The headline to watch during China President Hu Jintao’s  State Visit to the US later this month? His itinerary.  Rather than the standard shuffle between DC and NYC, this itinerary  includes a stop in the ‘real America’ outside of  the ‘bubbles’ of Washington DC and New York City.  For the purposes of this trip, ‘real America’ is Chicago.

This represents, of course, a polite and deft gesture of respect to the hometown of Hu’s host at the State Dinner in Washington.  But the itinerary signifies far more:  a shift in China’s outward focus from Wall Street to Main Street.

In the post-GFC landscape,  this is a tectonic tremor worth heeding.  Expect a visit to a Main Street company with Chinese ownership and lots of U.S. employees in an embattled industry sector. Expect the U.S.-China storyline in 2011 to shift in degree from currency rates and the U.S. bond market toward rates of Chinese foreign direct investment (FDI) and in-bound support of the U.S. job market.

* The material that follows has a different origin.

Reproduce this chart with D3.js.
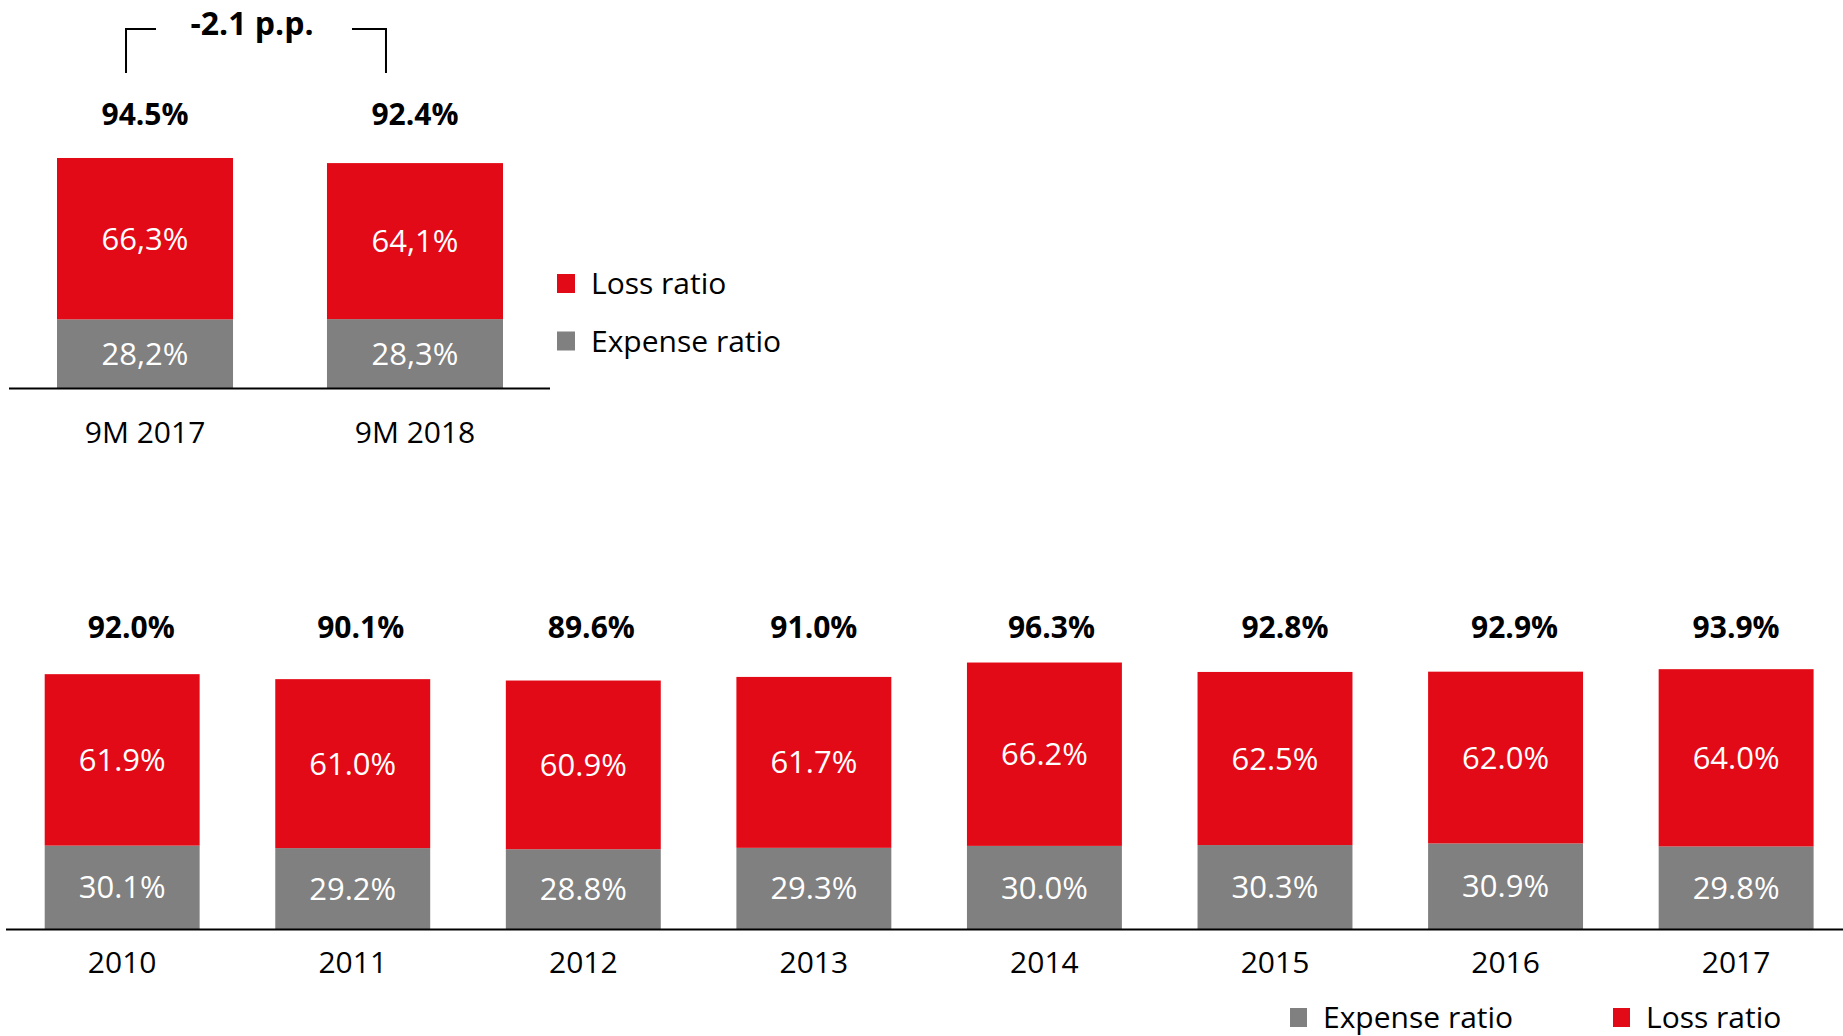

For USA regions angling for Chinese FDI to support their local jobs & their regional economic development, the key to success will be aligning regional assets with US-China national level priorities  — whether in clean energy or in other strategic sectors.  Several key vectors of national/regional alignment were created this fall when the U.S. Department of Energy and other Federal agencies awarded:

  • Detroit and the University of Michigan with a U.S.-China Clean Energy Research Center (CERC) for Clean Energy Vehicles;
  • The University of West Virginia lead role in a consortium for a U.S.-China CERC for Clean Coal;
  • The Lawrence Berkeley Lab with a U.S.-China CERC for Building Efficiency;
  • Greater Philadelphia and Penn State University with a national Energy Innovation Hub for Building Efficiency —  the Greater Philadelphia Innovation Cluster (GPIC) — at the Navy Yard.

The first half of the Obama Administration’s engagement with China to tackle the challenge of 21st energy took place in Washington and New York.  The next chapter will take place in Detroit, the Bay Area, Philadelphia and other regional markets around the country.  As China reinvents itself, it will partner with regions that step forward to reintroduce themselves on the global dance-floor.

It will be an awkward dance at times.  But not a dance that will pay to sit out.  The dance ticket is to tomorrow’s world.

BusinessWeek took an excellent snapshot of this moment’s step in the global pas-de-deux with its January 3, 2011 piece on “Chinese Plants Grow on U.S. Turf.”